**Objective**:
Return precisely the span of lines from the top of the material below to the line containing "20.8, 21.9, 22.4];", both included. Pictures are excluded.

**Provided data**:

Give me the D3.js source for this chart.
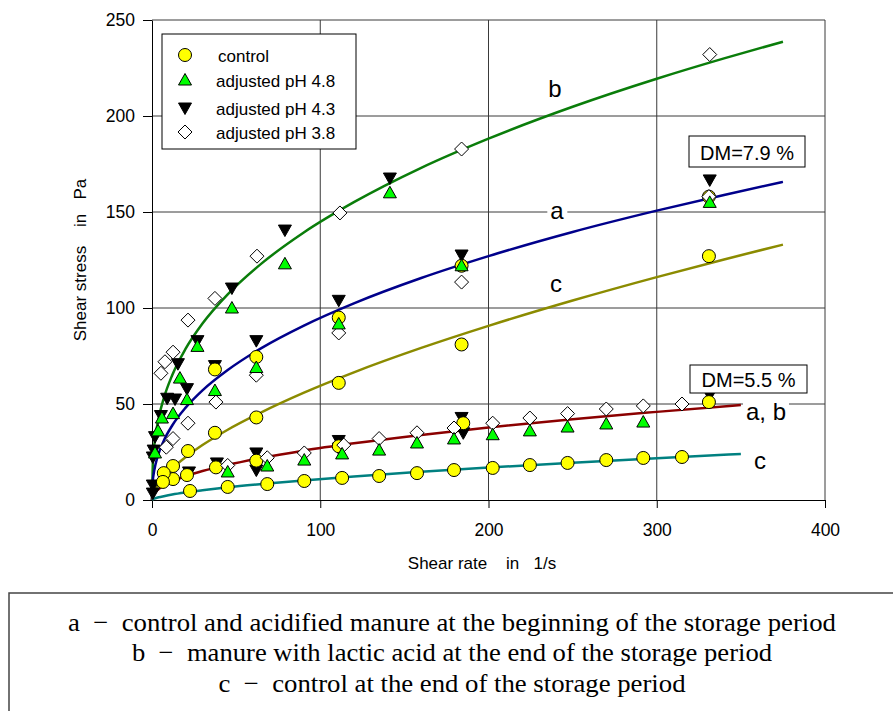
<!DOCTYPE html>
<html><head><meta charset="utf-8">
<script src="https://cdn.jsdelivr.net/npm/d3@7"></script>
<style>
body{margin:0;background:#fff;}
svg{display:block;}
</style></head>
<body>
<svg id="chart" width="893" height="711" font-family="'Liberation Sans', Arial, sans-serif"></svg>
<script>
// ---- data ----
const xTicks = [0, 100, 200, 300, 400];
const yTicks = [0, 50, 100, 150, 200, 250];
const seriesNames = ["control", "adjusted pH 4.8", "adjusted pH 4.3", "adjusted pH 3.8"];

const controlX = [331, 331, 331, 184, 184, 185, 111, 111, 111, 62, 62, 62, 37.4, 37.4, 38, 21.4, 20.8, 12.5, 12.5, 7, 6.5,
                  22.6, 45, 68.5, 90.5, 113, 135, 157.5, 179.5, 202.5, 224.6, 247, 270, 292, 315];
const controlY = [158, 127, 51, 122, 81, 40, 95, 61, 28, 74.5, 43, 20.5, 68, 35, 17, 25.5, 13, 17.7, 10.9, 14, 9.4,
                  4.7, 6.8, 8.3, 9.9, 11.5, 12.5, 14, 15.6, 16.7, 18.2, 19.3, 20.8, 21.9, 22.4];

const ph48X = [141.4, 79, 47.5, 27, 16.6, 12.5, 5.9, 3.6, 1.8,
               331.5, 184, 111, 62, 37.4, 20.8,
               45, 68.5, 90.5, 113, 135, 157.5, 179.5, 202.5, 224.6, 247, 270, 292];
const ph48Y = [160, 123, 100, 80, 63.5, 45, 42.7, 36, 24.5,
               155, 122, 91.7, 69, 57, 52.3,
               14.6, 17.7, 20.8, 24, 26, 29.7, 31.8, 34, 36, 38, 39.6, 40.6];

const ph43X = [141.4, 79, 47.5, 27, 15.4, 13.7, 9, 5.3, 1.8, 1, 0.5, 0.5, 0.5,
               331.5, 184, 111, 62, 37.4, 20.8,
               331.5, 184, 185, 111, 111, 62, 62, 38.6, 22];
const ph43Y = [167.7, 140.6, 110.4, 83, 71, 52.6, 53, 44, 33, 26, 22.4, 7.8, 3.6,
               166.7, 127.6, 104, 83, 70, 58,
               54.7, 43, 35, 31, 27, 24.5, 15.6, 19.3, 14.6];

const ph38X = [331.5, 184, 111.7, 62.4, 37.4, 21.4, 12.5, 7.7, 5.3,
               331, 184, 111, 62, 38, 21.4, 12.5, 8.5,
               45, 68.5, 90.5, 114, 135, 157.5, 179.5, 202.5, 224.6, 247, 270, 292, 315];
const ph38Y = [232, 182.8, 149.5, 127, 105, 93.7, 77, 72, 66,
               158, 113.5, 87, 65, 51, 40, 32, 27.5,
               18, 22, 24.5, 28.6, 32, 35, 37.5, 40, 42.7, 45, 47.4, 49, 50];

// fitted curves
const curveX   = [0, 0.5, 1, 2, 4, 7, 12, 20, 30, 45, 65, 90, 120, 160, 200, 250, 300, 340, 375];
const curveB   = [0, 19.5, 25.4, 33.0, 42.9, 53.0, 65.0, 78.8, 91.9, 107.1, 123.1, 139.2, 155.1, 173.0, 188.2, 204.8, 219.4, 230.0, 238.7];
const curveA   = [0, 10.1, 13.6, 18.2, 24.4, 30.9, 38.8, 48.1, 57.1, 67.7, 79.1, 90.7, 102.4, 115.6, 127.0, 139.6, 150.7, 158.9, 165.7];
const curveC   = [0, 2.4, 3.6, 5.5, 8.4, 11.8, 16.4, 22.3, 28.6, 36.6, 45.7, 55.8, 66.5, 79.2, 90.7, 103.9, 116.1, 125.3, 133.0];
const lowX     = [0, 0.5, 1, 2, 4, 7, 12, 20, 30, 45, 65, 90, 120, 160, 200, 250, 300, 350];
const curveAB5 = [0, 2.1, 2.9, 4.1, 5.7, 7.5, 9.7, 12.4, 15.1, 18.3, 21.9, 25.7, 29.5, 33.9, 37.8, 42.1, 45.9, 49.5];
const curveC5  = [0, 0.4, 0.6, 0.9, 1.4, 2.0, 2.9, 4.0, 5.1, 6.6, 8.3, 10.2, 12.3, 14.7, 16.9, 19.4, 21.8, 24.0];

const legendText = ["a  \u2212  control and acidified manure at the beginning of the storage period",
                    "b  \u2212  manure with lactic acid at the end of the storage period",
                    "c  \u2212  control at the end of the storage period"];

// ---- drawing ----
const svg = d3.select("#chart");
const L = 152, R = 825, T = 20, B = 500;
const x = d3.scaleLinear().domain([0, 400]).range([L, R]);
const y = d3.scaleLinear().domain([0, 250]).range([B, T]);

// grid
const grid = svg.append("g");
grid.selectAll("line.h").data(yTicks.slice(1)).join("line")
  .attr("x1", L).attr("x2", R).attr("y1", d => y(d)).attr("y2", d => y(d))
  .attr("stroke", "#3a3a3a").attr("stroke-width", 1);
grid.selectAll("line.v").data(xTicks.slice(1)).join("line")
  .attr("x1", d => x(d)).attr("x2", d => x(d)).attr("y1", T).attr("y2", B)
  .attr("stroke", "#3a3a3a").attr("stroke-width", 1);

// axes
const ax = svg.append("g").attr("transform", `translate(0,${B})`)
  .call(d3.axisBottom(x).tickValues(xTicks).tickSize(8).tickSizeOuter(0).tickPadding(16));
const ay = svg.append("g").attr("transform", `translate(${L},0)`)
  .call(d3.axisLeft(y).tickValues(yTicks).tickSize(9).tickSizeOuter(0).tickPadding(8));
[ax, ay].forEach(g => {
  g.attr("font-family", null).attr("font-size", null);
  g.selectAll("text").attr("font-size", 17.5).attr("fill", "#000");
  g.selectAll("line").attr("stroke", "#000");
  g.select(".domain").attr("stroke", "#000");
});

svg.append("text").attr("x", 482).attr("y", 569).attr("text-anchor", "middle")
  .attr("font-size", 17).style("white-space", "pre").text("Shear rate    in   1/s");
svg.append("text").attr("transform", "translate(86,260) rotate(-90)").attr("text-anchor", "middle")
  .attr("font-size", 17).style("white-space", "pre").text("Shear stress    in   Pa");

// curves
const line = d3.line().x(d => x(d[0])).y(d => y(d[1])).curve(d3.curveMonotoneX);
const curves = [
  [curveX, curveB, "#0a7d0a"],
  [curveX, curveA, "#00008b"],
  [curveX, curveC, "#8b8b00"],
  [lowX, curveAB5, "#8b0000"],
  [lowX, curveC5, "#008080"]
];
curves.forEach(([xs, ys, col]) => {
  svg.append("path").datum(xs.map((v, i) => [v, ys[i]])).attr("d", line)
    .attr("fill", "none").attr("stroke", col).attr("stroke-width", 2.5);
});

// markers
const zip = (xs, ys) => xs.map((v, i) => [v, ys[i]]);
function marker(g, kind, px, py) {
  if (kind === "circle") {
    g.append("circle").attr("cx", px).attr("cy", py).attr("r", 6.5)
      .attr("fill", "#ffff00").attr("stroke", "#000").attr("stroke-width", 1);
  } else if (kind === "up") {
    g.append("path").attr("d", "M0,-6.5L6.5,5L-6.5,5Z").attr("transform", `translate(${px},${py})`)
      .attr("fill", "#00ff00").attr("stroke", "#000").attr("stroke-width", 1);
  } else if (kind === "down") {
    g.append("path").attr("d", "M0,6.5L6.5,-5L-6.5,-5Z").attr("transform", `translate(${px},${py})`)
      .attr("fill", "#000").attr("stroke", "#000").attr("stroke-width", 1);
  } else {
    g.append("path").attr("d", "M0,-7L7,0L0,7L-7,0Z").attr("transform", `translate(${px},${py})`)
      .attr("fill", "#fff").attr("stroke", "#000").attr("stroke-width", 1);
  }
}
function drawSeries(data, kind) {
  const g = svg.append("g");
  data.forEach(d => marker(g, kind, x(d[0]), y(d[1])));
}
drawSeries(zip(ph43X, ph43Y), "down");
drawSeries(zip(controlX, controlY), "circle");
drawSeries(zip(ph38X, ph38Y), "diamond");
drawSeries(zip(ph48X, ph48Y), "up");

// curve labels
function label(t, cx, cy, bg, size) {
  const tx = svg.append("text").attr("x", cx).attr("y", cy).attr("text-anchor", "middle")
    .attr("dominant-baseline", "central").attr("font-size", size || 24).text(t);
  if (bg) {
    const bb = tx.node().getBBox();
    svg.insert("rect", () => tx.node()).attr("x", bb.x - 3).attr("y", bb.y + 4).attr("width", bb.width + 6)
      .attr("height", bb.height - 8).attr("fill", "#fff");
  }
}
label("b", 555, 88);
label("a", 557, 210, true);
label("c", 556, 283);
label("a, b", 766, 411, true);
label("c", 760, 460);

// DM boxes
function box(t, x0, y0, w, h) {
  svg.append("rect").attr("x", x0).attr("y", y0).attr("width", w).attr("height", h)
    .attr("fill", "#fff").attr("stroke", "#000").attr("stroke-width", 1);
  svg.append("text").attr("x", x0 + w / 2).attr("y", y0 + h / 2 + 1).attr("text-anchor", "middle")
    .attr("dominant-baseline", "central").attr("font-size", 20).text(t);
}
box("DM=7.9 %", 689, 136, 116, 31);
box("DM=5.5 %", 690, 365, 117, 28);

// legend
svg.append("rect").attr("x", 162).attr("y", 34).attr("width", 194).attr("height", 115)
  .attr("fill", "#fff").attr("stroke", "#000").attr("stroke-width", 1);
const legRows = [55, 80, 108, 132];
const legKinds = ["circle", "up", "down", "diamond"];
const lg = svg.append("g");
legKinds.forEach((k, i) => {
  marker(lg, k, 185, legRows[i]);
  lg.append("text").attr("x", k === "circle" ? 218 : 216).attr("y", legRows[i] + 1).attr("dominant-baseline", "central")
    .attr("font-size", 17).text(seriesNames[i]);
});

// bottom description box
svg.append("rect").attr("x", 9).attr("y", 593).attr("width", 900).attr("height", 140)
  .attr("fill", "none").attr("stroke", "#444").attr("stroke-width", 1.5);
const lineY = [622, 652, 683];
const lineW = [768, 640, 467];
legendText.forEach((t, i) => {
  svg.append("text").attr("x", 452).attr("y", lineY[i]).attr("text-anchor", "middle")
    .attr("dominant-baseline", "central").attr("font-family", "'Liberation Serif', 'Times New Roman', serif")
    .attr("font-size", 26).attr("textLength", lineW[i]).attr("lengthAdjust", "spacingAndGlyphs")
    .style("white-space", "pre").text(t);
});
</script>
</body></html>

**Written solution**:
Give me the D3.js source for this chart.
<!DOCTYPE html>
<html><head><meta charset="utf-8">
<script src="https://cdn.jsdelivr.net/npm/d3@7"></script>
<style>
body{margin:0;background:#fff;}
svg{display:block;}
</style></head>
<body>
<svg id="chart" width="893" height="711" font-family="'Liberation Sans', Arial, sans-serif"></svg>
<script>
// ---- data ----
const xTicks = [0, 100, 200, 300, 400];
const yTicks = [0, 50, 100, 150, 200, 250];
const seriesNames = ["control", "adjusted pH 4.8", "adjusted pH 4.3", "adjusted pH 3.8"];

const controlX = [331, 331, 331, 184, 184, 185, 111, 111, 111, 62, 62, 62, 37.4, 37.4, 38, 21.4, 20.8, 12.5, 12.5, 7, 6.5,
                  22.6, 45, 68.5, 90.5, 113, 135, 157.5, 179.5, 202.5, 224.6, 247, 270, 292, 315];
const controlY = [158, 127, 51, 122, 81, 40, 95, 61, 28, 74.5, 43, 20.5, 68, 35, 17, 25.5, 13, 17.7, 10.9, 14, 9.4,
                  4.7, 6.8, 8.3, 9.9, 11.5, 12.5, 14, 15.6, 16.7, 18.2, 19.3, 20.8, 21.9, 22.4];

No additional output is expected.